Lavingia, on the other hand, has drawn inspiration from the environment, and is showcasing drawings that have been put together by carefully observing the nature. The closest analogy to her paintings is a haiku. The artwork is precise, evocative and brief.
“Since they are inspired by environment and nature, I felt calmer while working on them. Viewers will also experience a close connect with the nature through the language of the works,” she says.
Continuing with her exploration of and reflection on the urban environment, ceramic artist Madhvi Subrahmanian is showcasing a series called Windows. In her works, the artist explores the window as a key architectural component that gives its inhabitants the connection to the world outside.
In this series, she is presenting two of her works from the Mappa Mundi series mapping imaginatively the routes of her daily journeys, and a third work Dilli constructed with cones as markers of time.
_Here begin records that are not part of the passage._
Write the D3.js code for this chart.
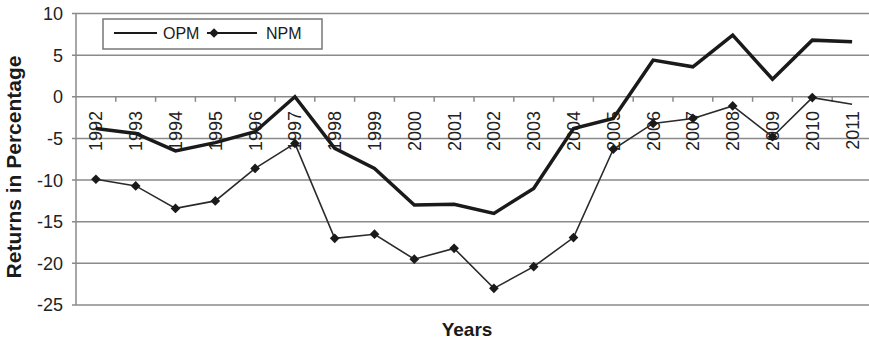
<!DOCTYPE html>
<html>
<head>
<meta charset="utf-8">
<script src="https://cdn.jsdelivr.net/npm/d3@7"></script>
<style>
  html, body { margin: 0; padding: 0; background: #fff; }
  svg { display: block; font-family: "Liberation Sans", Arial, sans-serif; }
</style>
</head>
<body>
<svg id="chart" width="869" height="341"></svg>
<script>
// Yearly returns (%) for the two measures
const years = ["1992","1993","1994","1995","1996","1997","1998","1999","2000","2001",
               "2002","2003","2004","2005","2006","2007","2008","2009","2010","2011"];
const opm = [-3.8, -4.4, -6.5, -5.5, -4.2, 0.0, -6.2, -8.6, -13.0, -12.9,
             -14.0, -11.0, -3.8, -2.6, 4.4, 3.6, 7.4, 2.1, 6.8, 6.6];
const npm = [-9.9, -10.7, -13.4, -12.5, -8.6, -5.6, -17.0, -16.5, -19.5, -18.2,
             -23.0, -20.4, -16.9, -6.3, -3.2, -2.6, -1.1, -4.8, -0.1, -0.9];
const yTicks = [10, 5, 0, -5, -10, -15, -20, -25];
const seriesNames = ["OPM", "NPM"];

const svg = d3.select("#chart");
const plotL = 76, plotR = 872, plotT = 13.5, plotB = 305;

const x = d3.scaleBand().domain(years).range([plotL, plotR]).padding(0);
const y = d3.scaleLinear().domain([-25, 10]).range([plotB, plotT]);
const cx = d => x(d) + x.bandwidth() / 2;

// horizontal gridlines with outward ticks on the value axis
const grid = svg.append("g");
grid.selectAll("line.grid").data(yTicks).join("line")
  .attr("x1", plotL - 4).attr("x2", plotR)
  .attr("y1", d => y(d)).attr("y2", d => y(d))
  .attr("stroke", "#8a8a8a").attr("stroke-width", 1.5);

// value axis line
svg.append("line")
  .attr("x1", plotL).attr("x2", plotL).attr("y1", plotT).attr("y2", plotB)
  .attr("stroke", "#8a8a8a").attr("stroke-width", 1.5);

// value tick labels
svg.append("g").selectAll("text").data(yTicks).join("text")
  .attr("x", 63).attr("y", d => y(d)).attr("dy", "0.36em")
  .attr("text-anchor", "end").attr("font-size", 18).attr("fill", "#222")
  .text(d => d);

// category ticks on the zero line, between the years
const bounds = years.map(d => x(d)).concat([x(years[years.length - 1]) + x.bandwidth()]);
svg.append("g").selectAll("line").data(bounds.slice(1)).join("line")
  .attr("x1", d => d).attr("x2", d => d)
  .attr("y1", y(0)).attr("y2", y(0) + 5)
  .attr("stroke", "#8a8a8a").attr("stroke-width", 1.5);

// rotated year labels
svg.append("g").selectAll("text").data(years).join("text")
  .attr("transform", d => `translate(${cx(d)},111) rotate(-90)`)
  .attr("dy", "0.36em").attr("text-anchor", "end")
  .attr("font-size", 18).attr("fill", "#222")
  .text(d => d);

// series lines
const line = d3.line().x((d, i) => cx(years[i])).y(d => y(d));
svg.append("path").datum(opm).attr("d", line)
  .attr("fill", "none").attr("stroke", "#1a1a1a").attr("stroke-width", 3.5)
  .attr("stroke-linejoin", "miter");
svg.append("path").datum(npm).attr("d", line)
  .attr("fill", "none").attr("stroke", "#2a2a2a").attr("stroke-width", 1.6);

// diamond markers for NPM
const diamond = d3.symbol().type(d3.symbolDiamond2).size(60);
svg.append("g").selectAll("path").data(npm.slice(0, -1)).join("path")
  .attr("transform", (d, i) => `translate(${cx(years[i])},${y(d)})`)
  .attr("d", diamond).attr("fill", "#1a1a1a");

// axis titles
svg.append("text")
  .attr("transform", "translate(21,167) rotate(-90)")
  .attr("text-anchor", "middle").attr("font-size", 21).attr("font-weight", "bold")
  .attr("fill", "#1a1a1a").text("Returns in Percentage");
svg.append("text")
  .attr("x", 467).attr("y", 336).attr("text-anchor", "middle")
  .attr("font-size", 19).attr("font-weight", "bold").attr("fill", "#1a1a1a")
  .text("Years");

// legend
const lg = svg.append("g");
lg.append("rect").attr("x", 103).attr("y", 19).attr("width", 219).attr("height", 30)
  .attr("fill", "#fff").attr("stroke", "#777").attr("stroke-width", 1.5);
lg.append("line").attr("x1", 114).attr("x2", 157).attr("y1", 33).attr("y2", 33)
  .attr("stroke", "#1a1a1a").attr("stroke-width", 2.2);
lg.append("text").attr("x", 163).attr("y", 33).attr("dy", "0.36em")
  .attr("font-size", 16).attr("fill", "#1a1a1a").text(seriesNames[0]);
lg.append("line").attr("x1", 207).attr("x2", 257).attr("y1", 33).attr("y2", 33)
  .attr("stroke", "#1a1a1a").attr("stroke-width", 2);
lg.append("path").attr("transform", "translate(214,33)").attr("d", diamond).attr("fill", "#1a1a1a");
lg.append("text").attr("x", 266).attr("y", 33).attr("dy", "0.36em")
  .attr("font-size", 16).attr("fill", "#1a1a1a").text(seriesNames[1]);
</script>
</body>
</html>
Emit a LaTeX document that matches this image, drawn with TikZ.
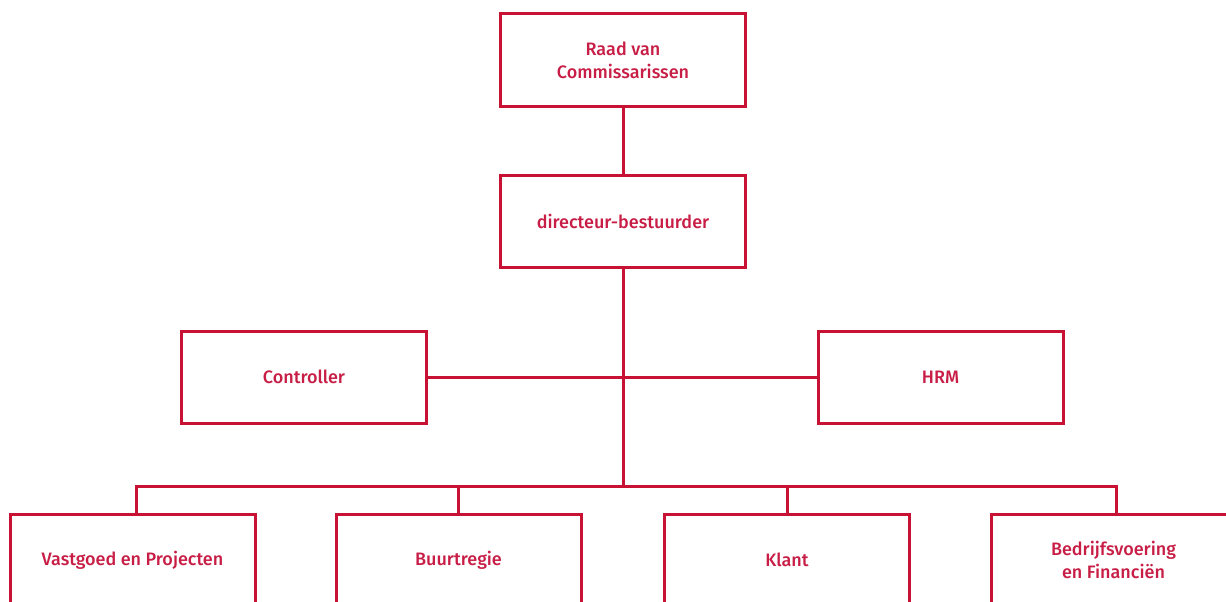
\documentclass[tikz,border=0pt]{standalone}
\usepackage{fontspec}
\setmainfont{Fira Sans}[UprightFont={* Medium}]
\definecolor{org}{RGB}{200,18,52}
\definecolor{orgtext}{RGB}{200,30,70}
\begin{document}
\begin{tikzpicture}[x=1pt,y=-1pt,
  box/.style={draw=org,line width=3pt,fill=white,minimum width=245pt,minimum height=92pt,
    text=orgtext,font=\fontsize{18}{23}\selectfont,align=center,inner sep=0pt},
  conn/.style={draw=org,line width=3pt}]
\useasboundingbox (0,0) rectangle (1226,602);
\clip (0,0) rectangle (1226,602);
\node[box] (raad) at (623,60) {Raad van\\Commissarissen};
\node[box] (dir) at (623,221.5) {directeur-bestuurder};
\node[box] (ctrl) at (304,377) {Controller};
\node[box] (hrm) at (940.5,377) {HRM};
\node[box] (vast) at (132.5,560) {Vastgoed en Projecten};
\node[box] (buur) at (458.5,560) {Buurtregie};
\node[box] (klant) at (787,560) {Klant};
\node[box] (bedr) at (1113.5,560) {Bedrijfsvoering\\en Financiën};
\coordinate (bus) at (623,486);
\draw[conn] (raad.south) -- (dir.north);
\draw[conn] (dir.south) -- (bus);
\draw[conn] (ctrl.east) -- (hrm.west);
\draw[conn] ([xshift=3.5pt]vast.north) |- (bus) -| ([xshift=2.5pt]bedr.north);
\draw[conn] (buur.north) |- (bus);
\draw[conn] (klant.north) |- (bus);
\end{tikzpicture}
\end{document}
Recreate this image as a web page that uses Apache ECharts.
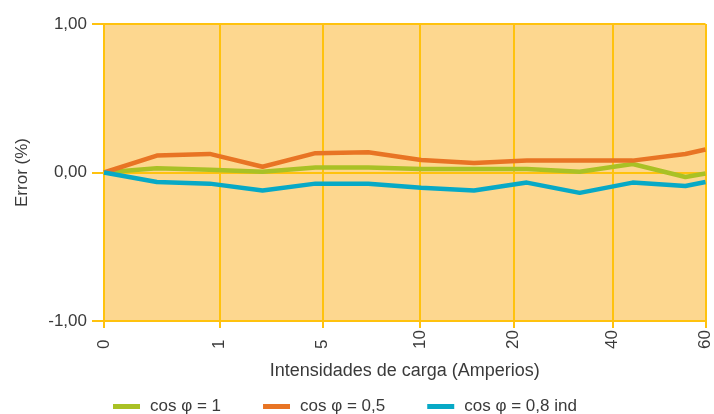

She is also showcasing Blue Print that juxtaposes the city map with a house, directing attention to the deep human desire for congregation and dwelling.
Explaining her ceramic art, the Mumbai-born artist says, “My ceramic work is very physical. Windows series is abstract cultural form, but as the name suggest it is somewhere in the architectural realm of interpreting the window or a building or an archeological site. Since it is an open-ended work, I have left it to the viewers' imagination to perceive it however they want it.”
The ongoing exhibition is open for public till February 24.